Source material:

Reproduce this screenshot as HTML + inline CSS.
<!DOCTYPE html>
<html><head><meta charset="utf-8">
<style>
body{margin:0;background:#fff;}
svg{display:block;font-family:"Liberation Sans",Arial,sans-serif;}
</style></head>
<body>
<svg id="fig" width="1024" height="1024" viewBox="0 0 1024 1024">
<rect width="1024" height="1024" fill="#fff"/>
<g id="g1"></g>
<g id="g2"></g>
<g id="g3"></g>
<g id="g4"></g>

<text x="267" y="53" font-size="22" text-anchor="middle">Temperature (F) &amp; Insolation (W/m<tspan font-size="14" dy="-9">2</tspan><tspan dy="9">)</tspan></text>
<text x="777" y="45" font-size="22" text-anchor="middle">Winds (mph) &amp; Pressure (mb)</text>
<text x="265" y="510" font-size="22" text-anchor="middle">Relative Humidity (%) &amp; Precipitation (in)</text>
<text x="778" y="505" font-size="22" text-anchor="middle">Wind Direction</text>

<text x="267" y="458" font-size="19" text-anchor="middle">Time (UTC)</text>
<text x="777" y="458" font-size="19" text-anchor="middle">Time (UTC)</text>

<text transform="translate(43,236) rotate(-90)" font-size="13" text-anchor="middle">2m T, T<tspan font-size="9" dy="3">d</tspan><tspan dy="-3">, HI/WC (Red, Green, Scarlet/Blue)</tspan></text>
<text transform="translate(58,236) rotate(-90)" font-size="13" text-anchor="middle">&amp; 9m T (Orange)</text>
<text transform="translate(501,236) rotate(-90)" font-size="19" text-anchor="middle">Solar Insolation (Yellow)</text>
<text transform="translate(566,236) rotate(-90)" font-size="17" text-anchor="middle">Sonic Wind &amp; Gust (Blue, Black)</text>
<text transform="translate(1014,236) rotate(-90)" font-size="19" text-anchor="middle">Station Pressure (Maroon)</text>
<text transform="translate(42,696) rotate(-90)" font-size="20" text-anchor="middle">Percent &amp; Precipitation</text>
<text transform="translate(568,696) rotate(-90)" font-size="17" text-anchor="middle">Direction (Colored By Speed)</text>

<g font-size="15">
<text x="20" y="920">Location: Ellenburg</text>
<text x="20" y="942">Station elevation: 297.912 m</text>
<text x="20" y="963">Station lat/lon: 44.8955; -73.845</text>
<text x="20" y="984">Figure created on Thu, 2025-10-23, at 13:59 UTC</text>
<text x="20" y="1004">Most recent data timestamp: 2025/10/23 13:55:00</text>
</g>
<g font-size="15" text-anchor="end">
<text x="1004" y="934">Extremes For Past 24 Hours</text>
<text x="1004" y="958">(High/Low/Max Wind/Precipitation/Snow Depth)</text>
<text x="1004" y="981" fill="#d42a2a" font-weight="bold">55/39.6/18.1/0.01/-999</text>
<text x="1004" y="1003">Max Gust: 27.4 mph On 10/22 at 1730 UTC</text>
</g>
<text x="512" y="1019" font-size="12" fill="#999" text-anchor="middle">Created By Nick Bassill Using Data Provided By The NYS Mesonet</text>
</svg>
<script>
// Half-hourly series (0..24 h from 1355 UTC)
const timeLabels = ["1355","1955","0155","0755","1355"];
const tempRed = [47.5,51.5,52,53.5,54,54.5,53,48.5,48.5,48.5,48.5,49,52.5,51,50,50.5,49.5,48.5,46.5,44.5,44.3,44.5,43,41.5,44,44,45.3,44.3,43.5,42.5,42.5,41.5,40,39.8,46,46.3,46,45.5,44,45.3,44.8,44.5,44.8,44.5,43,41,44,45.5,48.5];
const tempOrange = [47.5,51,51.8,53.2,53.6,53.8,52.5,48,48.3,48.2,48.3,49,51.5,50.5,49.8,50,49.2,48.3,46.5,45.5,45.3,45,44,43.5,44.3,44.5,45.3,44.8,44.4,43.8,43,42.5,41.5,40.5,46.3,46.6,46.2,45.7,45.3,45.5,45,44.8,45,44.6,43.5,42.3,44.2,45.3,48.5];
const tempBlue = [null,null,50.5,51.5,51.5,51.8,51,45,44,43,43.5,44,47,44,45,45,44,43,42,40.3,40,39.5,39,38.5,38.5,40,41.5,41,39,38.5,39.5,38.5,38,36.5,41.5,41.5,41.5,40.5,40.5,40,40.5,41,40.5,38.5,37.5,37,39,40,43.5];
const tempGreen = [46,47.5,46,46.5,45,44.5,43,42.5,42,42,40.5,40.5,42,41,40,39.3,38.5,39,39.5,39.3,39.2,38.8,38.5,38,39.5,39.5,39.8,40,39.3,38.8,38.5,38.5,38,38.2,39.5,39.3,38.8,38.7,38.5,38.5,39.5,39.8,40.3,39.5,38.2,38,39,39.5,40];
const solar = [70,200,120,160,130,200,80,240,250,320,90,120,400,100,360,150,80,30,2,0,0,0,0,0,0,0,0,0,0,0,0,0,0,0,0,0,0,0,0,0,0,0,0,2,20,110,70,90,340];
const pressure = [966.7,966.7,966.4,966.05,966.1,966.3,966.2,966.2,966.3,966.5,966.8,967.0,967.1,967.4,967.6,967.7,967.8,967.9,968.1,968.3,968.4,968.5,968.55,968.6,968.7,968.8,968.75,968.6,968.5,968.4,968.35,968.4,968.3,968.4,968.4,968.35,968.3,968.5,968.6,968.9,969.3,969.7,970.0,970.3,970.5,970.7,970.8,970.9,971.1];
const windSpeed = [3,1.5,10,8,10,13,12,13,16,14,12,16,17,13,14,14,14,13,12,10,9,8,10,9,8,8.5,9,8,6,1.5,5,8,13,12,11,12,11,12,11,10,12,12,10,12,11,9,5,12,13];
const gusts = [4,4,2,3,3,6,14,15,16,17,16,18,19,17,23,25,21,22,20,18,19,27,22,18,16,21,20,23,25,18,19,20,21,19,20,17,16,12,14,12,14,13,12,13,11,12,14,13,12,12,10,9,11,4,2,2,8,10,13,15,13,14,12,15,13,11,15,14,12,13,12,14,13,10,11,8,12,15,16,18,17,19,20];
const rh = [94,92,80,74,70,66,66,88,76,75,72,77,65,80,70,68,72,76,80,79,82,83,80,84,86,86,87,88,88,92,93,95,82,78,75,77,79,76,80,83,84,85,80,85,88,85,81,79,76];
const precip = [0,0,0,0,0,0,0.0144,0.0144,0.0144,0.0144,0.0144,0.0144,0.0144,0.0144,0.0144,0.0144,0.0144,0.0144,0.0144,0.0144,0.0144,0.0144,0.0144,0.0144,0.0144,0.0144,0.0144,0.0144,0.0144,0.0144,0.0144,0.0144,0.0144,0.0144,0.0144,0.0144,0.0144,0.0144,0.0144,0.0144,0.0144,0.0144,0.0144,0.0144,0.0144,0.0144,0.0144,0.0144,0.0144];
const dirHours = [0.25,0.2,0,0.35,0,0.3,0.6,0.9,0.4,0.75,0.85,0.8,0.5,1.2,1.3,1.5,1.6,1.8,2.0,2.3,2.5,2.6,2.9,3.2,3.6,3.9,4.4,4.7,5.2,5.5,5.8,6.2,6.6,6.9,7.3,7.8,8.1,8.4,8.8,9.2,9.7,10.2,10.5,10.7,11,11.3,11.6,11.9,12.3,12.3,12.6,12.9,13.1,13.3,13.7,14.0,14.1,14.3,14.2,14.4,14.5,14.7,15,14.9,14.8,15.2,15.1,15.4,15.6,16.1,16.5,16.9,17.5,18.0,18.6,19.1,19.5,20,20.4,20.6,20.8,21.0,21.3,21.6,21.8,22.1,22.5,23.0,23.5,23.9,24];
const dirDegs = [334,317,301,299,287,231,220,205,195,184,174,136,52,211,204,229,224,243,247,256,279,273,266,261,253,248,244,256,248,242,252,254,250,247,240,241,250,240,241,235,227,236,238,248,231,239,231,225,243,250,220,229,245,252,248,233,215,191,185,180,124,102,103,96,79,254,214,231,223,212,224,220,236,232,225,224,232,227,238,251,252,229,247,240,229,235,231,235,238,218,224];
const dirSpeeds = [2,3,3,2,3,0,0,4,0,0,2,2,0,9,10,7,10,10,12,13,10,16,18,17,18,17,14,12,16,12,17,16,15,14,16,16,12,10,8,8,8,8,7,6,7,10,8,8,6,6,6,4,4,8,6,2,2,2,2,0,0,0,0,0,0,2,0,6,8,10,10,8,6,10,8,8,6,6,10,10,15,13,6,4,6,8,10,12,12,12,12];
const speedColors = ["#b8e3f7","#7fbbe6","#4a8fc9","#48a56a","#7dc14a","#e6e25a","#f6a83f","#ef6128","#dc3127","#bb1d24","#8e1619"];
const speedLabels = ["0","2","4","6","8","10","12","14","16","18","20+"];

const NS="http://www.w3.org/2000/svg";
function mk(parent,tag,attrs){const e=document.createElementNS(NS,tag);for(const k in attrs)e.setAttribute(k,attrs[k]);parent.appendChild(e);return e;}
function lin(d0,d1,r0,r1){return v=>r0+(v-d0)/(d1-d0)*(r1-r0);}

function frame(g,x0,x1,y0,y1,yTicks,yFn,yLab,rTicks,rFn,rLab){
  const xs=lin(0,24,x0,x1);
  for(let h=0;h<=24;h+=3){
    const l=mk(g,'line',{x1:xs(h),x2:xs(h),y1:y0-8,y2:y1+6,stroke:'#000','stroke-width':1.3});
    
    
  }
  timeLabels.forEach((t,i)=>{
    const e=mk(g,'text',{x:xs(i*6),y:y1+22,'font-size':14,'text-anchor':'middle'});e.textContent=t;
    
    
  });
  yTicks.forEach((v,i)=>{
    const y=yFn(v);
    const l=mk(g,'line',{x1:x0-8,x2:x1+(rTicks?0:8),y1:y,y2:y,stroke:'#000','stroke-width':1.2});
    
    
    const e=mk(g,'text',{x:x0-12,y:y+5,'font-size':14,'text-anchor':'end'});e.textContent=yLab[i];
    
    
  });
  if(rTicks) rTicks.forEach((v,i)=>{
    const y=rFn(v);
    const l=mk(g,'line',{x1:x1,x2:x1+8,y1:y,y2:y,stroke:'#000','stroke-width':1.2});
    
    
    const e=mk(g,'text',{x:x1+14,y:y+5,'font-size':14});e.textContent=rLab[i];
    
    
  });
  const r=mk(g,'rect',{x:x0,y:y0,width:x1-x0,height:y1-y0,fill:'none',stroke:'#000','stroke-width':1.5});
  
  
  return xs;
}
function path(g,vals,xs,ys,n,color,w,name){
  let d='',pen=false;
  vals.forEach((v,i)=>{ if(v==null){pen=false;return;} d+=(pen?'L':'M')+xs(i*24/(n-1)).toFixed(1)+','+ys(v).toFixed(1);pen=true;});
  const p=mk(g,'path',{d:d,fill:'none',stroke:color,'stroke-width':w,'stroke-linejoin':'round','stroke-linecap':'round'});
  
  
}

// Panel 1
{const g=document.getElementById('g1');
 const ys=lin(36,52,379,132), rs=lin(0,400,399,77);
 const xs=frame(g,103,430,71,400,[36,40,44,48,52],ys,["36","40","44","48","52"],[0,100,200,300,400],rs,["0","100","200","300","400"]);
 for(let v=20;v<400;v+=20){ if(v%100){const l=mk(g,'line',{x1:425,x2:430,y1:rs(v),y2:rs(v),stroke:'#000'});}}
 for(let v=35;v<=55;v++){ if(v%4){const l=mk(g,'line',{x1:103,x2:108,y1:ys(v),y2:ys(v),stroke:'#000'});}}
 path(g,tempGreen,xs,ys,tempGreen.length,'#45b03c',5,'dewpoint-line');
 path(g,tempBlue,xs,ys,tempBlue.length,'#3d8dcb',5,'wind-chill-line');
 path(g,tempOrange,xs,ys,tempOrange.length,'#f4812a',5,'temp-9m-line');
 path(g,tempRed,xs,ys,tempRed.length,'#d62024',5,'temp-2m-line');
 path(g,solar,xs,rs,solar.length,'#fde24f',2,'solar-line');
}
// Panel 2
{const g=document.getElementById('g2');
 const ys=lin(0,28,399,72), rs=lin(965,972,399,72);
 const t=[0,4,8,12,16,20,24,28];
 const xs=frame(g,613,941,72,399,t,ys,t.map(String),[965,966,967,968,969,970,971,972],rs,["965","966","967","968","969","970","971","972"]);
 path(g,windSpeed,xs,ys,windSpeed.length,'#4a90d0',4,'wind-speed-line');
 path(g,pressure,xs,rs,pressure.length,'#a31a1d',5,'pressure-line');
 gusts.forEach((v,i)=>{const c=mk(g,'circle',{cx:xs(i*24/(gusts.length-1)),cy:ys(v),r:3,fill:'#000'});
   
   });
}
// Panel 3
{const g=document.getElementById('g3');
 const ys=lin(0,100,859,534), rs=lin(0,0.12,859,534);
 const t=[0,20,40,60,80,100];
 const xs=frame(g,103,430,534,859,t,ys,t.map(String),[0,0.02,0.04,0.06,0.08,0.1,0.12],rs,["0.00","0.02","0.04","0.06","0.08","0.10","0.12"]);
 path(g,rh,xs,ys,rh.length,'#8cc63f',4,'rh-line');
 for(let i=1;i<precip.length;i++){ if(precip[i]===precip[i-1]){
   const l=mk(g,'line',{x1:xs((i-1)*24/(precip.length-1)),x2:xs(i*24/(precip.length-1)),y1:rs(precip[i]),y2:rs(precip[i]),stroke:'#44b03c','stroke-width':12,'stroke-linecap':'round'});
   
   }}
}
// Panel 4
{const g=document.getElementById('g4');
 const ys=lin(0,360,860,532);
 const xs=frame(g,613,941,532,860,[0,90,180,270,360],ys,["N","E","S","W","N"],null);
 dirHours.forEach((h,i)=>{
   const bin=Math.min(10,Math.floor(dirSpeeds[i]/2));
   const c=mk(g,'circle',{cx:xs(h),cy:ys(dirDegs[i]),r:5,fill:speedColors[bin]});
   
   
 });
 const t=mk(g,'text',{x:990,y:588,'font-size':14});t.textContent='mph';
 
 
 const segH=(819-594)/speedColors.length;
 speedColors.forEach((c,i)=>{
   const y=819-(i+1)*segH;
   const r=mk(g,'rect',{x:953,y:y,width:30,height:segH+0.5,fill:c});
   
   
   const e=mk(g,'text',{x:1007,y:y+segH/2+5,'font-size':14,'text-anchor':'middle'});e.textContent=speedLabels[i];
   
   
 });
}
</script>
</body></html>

To be done: Please write out exactly the lines from the start of the data through the line that contains "(Colored By Speed)</text>", both ends included, and nothing else.

Exercise output:
Reproduce this screenshot as HTML + inline CSS.
<!DOCTYPE html>
<html><head><meta charset="utf-8">
<style>
body{margin:0;background:#fff;}
svg{display:block;font-family:"Liberation Sans",Arial,sans-serif;}
</style></head>
<body>
<svg id="fig" width="1024" height="1024" viewBox="0 0 1024 1024">
<rect width="1024" height="1024" fill="#fff"/>
<g id="g1"></g>
<g id="g2"></g>
<g id="g3"></g>
<g id="g4"></g>

<text x="267" y="53" font-size="22" text-anchor="middle">Temperature (F) &amp; Insolation (W/m<tspan font-size="14" dy="-9">2</tspan><tspan dy="9">)</tspan></text>
<text x="777" y="45" font-size="22" text-anchor="middle">Winds (mph) &amp; Pressure (mb)</text>
<text x="265" y="510" font-size="22" text-anchor="middle">Relative Humidity (%) &amp; Precipitation (in)</text>
<text x="778" y="505" font-size="22" text-anchor="middle">Wind Direction</text>

<text x="267" y="458" font-size="19" text-anchor="middle">Time (UTC)</text>
<text x="777" y="458" font-size="19" text-anchor="middle">Time (UTC)</text>

<text transform="translate(43,236) rotate(-90)" font-size="13" text-anchor="middle">2m T, T<tspan font-size="9" dy="3">d</tspan><tspan dy="-3">, HI/WC (Red, Green, Scarlet/Blue)</tspan></text>
<text transform="translate(58,236) rotate(-90)" font-size="13" text-anchor="middle">&amp; 9m T (Orange)</text>
<text transform="translate(501,236) rotate(-90)" font-size="19" text-anchor="middle">Solar Insolation (Yellow)</text>
<text transform="translate(566,236) rotate(-90)" font-size="17" text-anchor="middle">Sonic Wind &amp; Gust (Blue, Black)</text>
<text transform="translate(1014,236) rotate(-90)" font-size="19" text-anchor="middle">Station Pressure (Maroon)</text>
<text transform="translate(42,696) rotate(-90)" font-size="20" text-anchor="middle">Percent &amp; Precipitation</text>
<text transform="translate(568,696) rotate(-90)" font-size="17" text-anchor="middle">Direction (Colored By Speed)</text>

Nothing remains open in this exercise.